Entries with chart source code
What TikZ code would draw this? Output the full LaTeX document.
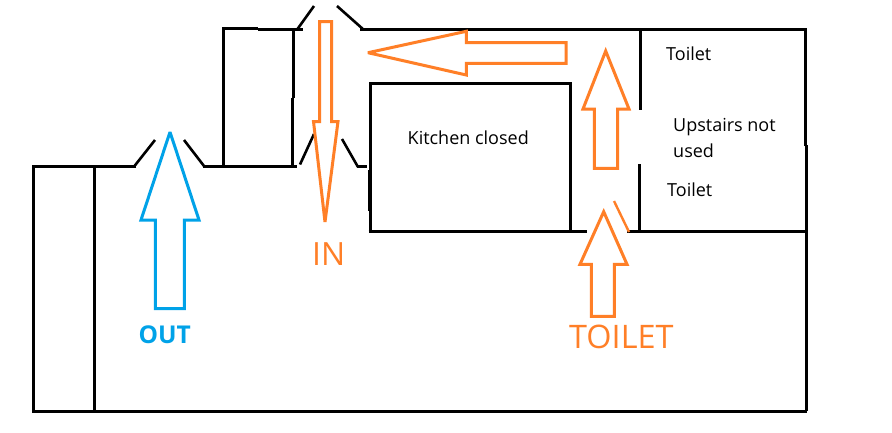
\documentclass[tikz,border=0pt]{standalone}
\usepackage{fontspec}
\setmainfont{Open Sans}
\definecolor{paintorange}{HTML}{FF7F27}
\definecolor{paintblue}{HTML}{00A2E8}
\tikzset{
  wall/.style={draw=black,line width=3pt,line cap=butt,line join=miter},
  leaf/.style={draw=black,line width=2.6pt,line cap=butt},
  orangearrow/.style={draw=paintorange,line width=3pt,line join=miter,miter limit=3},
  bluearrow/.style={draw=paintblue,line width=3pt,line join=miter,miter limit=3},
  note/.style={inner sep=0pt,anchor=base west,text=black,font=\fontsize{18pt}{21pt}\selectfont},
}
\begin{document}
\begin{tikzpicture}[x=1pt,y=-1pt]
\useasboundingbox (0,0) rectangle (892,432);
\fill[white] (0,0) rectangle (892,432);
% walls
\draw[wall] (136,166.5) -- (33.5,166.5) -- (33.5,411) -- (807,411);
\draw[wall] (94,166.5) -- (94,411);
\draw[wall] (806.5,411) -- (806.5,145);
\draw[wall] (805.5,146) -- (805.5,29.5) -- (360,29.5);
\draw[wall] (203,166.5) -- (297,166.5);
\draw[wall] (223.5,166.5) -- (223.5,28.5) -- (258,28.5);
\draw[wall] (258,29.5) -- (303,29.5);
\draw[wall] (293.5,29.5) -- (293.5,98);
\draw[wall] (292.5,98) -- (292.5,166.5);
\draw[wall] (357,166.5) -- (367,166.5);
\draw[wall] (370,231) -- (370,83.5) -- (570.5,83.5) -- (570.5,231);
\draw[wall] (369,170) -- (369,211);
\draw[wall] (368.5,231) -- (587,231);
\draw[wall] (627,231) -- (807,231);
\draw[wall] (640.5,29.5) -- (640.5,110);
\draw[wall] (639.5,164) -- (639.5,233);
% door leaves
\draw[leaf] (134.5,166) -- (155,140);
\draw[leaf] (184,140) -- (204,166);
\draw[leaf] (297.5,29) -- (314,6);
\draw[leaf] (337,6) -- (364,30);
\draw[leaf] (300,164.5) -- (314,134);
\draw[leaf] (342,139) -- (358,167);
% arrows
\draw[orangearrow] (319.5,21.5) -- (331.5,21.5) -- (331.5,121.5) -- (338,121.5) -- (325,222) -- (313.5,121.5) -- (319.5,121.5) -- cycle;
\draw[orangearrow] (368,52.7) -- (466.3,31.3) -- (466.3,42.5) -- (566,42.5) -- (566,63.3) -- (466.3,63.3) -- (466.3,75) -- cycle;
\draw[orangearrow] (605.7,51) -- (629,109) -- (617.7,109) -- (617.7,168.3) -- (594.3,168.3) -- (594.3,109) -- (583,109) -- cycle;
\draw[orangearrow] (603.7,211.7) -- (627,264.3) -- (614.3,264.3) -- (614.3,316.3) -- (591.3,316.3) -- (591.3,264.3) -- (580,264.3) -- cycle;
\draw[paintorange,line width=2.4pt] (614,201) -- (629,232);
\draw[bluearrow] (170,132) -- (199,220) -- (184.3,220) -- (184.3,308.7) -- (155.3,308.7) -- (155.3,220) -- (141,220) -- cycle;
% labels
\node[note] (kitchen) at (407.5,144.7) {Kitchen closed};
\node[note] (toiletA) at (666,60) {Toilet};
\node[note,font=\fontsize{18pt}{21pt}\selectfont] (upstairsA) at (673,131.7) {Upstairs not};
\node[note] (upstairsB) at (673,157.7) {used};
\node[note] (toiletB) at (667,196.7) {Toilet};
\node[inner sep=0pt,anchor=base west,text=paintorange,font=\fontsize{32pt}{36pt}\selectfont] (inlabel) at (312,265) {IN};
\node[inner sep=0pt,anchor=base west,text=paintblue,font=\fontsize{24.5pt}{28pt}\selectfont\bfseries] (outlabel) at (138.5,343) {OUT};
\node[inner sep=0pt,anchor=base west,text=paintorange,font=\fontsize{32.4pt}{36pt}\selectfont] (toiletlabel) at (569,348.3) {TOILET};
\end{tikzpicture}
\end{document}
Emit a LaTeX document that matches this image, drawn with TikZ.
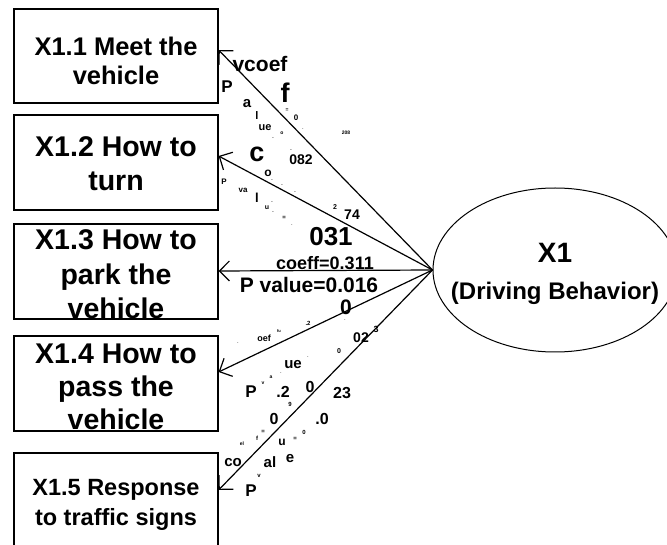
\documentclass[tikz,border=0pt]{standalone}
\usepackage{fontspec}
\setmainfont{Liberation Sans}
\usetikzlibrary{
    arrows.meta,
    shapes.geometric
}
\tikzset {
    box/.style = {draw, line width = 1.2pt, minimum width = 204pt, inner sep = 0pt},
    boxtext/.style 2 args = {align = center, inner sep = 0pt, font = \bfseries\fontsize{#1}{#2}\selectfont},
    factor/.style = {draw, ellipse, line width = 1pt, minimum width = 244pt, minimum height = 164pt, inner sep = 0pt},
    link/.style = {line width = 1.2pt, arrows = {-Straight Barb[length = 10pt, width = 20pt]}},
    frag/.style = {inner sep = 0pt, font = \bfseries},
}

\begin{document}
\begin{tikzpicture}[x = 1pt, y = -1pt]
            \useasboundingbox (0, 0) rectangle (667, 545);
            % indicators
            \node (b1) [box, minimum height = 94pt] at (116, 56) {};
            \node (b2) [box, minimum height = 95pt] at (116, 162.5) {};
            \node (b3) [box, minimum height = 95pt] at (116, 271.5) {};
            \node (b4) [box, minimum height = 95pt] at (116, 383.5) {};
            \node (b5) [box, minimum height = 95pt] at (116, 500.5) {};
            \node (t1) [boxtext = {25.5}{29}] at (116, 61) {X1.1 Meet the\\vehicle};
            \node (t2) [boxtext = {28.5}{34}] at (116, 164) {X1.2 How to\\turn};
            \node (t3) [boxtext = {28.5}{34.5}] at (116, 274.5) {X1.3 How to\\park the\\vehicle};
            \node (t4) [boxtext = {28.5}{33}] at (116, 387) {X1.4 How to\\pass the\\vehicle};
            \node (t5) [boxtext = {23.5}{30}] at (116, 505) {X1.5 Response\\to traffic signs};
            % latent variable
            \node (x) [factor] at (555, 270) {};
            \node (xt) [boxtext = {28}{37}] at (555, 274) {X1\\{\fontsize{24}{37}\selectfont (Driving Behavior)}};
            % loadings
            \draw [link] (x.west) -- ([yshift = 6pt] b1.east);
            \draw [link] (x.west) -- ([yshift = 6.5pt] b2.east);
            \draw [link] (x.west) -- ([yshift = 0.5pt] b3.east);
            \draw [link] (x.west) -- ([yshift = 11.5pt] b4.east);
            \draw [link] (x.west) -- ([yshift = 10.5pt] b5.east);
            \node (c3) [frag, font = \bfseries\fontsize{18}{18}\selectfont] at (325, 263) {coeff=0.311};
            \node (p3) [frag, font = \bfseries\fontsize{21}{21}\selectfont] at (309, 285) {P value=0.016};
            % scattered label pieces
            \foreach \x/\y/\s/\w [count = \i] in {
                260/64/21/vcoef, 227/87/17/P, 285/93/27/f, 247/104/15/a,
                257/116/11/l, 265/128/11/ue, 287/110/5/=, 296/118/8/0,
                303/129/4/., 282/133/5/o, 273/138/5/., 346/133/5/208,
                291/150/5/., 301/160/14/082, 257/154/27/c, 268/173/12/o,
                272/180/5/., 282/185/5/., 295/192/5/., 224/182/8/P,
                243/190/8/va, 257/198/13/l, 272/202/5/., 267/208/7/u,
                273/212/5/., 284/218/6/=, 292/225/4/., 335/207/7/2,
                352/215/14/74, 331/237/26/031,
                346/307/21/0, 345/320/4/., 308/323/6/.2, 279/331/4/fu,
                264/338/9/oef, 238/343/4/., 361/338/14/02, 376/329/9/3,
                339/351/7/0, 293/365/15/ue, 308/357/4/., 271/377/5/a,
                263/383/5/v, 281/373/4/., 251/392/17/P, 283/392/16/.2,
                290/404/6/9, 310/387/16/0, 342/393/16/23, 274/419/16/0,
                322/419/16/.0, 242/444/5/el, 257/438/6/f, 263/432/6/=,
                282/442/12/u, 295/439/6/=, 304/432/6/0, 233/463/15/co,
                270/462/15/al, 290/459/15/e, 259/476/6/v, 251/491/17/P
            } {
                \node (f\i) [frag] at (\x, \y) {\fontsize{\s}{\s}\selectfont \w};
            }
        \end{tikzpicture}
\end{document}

- Your goal
Look over the records above and copy each line that includes the string "LaTeX".

- Worked solution
What TikZ code would draw this? Output the full LaTeX document.
Emit a LaTeX document that matches this image, drawn with TikZ.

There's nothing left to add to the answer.